## Given material
-----

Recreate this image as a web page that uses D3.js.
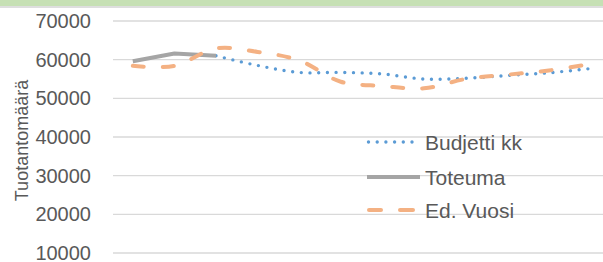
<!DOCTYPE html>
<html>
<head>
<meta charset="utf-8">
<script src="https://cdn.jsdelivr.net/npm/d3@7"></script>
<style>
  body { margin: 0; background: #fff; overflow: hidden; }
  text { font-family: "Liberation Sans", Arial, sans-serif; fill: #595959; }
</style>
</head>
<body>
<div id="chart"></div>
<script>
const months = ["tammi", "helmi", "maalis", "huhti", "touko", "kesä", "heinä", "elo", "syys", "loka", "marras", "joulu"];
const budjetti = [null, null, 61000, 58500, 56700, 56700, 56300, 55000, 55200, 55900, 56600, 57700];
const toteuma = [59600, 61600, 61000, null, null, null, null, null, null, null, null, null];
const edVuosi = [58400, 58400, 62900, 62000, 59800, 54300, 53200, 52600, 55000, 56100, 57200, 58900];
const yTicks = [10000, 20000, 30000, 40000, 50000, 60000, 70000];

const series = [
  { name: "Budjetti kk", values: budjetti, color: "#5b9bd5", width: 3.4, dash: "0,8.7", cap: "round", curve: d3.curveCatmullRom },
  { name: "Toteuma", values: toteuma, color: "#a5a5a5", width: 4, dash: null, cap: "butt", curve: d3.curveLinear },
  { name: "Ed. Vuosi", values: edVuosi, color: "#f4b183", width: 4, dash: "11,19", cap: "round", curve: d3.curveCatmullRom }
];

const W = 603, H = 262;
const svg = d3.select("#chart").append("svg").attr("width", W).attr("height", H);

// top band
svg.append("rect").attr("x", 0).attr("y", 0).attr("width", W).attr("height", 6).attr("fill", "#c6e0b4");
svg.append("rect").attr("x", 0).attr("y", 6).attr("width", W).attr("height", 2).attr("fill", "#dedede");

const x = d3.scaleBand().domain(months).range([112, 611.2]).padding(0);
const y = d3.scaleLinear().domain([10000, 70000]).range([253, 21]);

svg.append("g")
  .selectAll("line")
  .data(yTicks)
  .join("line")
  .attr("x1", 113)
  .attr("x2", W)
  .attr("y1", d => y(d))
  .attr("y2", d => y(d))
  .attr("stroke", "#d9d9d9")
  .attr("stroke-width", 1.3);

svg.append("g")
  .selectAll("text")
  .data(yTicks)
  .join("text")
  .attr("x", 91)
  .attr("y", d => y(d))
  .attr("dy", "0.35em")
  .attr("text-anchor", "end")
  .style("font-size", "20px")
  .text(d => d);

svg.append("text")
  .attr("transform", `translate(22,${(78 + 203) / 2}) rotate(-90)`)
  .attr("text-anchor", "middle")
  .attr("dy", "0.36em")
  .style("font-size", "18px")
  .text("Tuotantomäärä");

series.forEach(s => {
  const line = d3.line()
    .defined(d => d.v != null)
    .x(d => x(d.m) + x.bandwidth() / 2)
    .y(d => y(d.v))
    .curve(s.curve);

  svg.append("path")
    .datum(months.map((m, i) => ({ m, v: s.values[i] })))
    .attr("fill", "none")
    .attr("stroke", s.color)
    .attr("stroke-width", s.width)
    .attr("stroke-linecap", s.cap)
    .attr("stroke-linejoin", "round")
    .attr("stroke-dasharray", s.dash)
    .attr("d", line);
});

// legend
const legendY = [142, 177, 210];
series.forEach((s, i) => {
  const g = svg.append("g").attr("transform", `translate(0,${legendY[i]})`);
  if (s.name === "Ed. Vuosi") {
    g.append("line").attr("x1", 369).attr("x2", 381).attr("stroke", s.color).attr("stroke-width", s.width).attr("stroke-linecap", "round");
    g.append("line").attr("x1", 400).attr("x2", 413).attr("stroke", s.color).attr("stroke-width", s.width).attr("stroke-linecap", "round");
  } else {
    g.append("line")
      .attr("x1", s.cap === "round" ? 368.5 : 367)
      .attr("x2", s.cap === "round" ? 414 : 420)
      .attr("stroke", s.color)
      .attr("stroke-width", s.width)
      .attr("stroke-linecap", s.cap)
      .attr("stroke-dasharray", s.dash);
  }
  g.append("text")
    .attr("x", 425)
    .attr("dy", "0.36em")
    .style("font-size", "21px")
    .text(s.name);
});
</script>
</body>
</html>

-----

## Written instruction
Go through the listing above and quote it exactly, apart from its images.

## Worked answer
Recreate this image as a web page that uses D3.js.
<!DOCTYPE html>
<html>
<head>
<meta charset="utf-8">
<script src="https://cdn.jsdelivr.net/npm/d3@7"></script>
<style>
  body { margin: 0; background: #fff; overflow: hidden; }
  text { font-family: "Liberation Sans", Arial, sans-serif; fill: #595959; }
</style>
</head>
<body>
<div id="chart"></div>
<script>
const months = ["tammi", "helmi", "maalis", "huhti", "touko", "kesä", "heinä", "elo", "syys", "loka", "marras", "joulu"];
const budjetti = [null, null, 61000, 58500, 56700, 56700, 56300, 55000, 55200, 55900, 56600, 57700];
const toteuma = [59600, 61600, 61000, null, null, null, null, null, null, null, null, null];
const edVuosi = [58400, 58400, 62900, 62000, 59800, 54300, 53200, 52600, 55000, 56100, 57200, 58900];
const yTicks = [10000, 20000, 30000, 40000, 50000, 60000, 70000];

const series = [
  { name: "Budjetti kk", values: budjetti, color: "#5b9bd5", width: 3.4, dash: "0,8.7", cap: "round", curve: d3.curveCatmullRom },
  { name: "Toteuma", values: toteuma, color: "#a5a5a5", width: 4, dash: null, cap: "butt", curve: d3.curveLinear },
  { name: "Ed. Vuosi", values: edVuosi, color: "#f4b183", width: 4, dash: "11,19", cap: "round", curve: d3.curveCatmullRom }
];

const W = 603, H = 262;
const svg = d3.select("#chart").append("svg").attr("width", W).attr("height", H);

// top band
svg.append("rect").attr("x", 0).attr("y", 0).attr("width", W).attr("height", 6).attr("fill", "#c6e0b4");
svg.append("rect").attr("x", 0).attr("y", 6).attr("width", W).attr("height", 2).attr("fill", "#dedede");

const x = d3.scaleBand().domain(months).range([112, 611.2]).padding(0);
const y = d3.scaleLinear().domain([10000, 70000]).range([253, 21]);

svg.append("g")
  .selectAll("line")
  .data(yTicks)
  .join("line")
  .attr("x1", 113)
  .attr("x2", W)
  .attr("y1", d => y(d))
  .attr("y2", d => y(d))
  .attr("stroke", "#d9d9d9")
  .attr("stroke-width", 1.3);

svg.append("g")
  .selectAll("text")
  .data(yTicks)
  .join("text")
  .attr("x", 91)
  .attr("y", d => y(d))
  .attr("dy", "0.35em")
  .attr("text-anchor", "end")
  .style("font-size", "20px")
  .text(d => d);

svg.append("text")
  .attr("transform", `translate(22,${(78 + 203) / 2}) rotate(-90)`)
  .attr("text-anchor", "middle")
  .attr("dy", "0.36em")
  .style("font-size", "18px")
  .text("Tuotantomäärä");

series.forEach(s => {
  const line = d3.line()
    .defined(d => d.v != null)
    .x(d => x(d.m) + x.bandwidth() / 2)
    .y(d => y(d.v))
    .curve(s.curve);

  svg.append("path")
    .datum(months.map((m, i) => ({ m, v: s.values[i] })))
    .attr("fill", "none")
    .attr("stroke", s.color)
    .attr("stroke-width", s.width)
    .attr("stroke-linecap", s.cap)
    .attr("stroke-linejoin", "round")
    .attr("stroke-dasharray", s.dash)
    .attr("d", line);
});

// legend
const legendY = [142, 177, 210];
series.forEach((s, i) => {
  const g = svg.append("g").attr("transform", `translate(0,${legendY[i]})`);
  if (s.name === "Ed. Vuosi") {
    g.append("line").attr("x1", 369).attr("x2", 381).attr("stroke", s.color).attr("stroke-width", s.width).attr("stroke-linecap", "round");
    g.append("line").attr("x1", 400).attr("x2", 413).attr("stroke", s.color).attr("stroke-width", s.width).attr("stroke-linecap", "round");
  } else {
    g.append("line")
      .attr("x1", s.cap === "round" ? 368.5 : 367)
      .attr("x2", s.cap === "round" ? 414 : 420)
      .attr("stroke", s.color)
      .attr("stroke-width", s.width)
      .attr("stroke-linecap", s.cap)
      .attr("stroke-dasharray", s.dash);
  }
  g.append("text")
    .attr("x", 425)
    .attr("dy", "0.36em")
    .style("font-size", "21px")
    .text(s.name);
});
</script>
</body>
</html>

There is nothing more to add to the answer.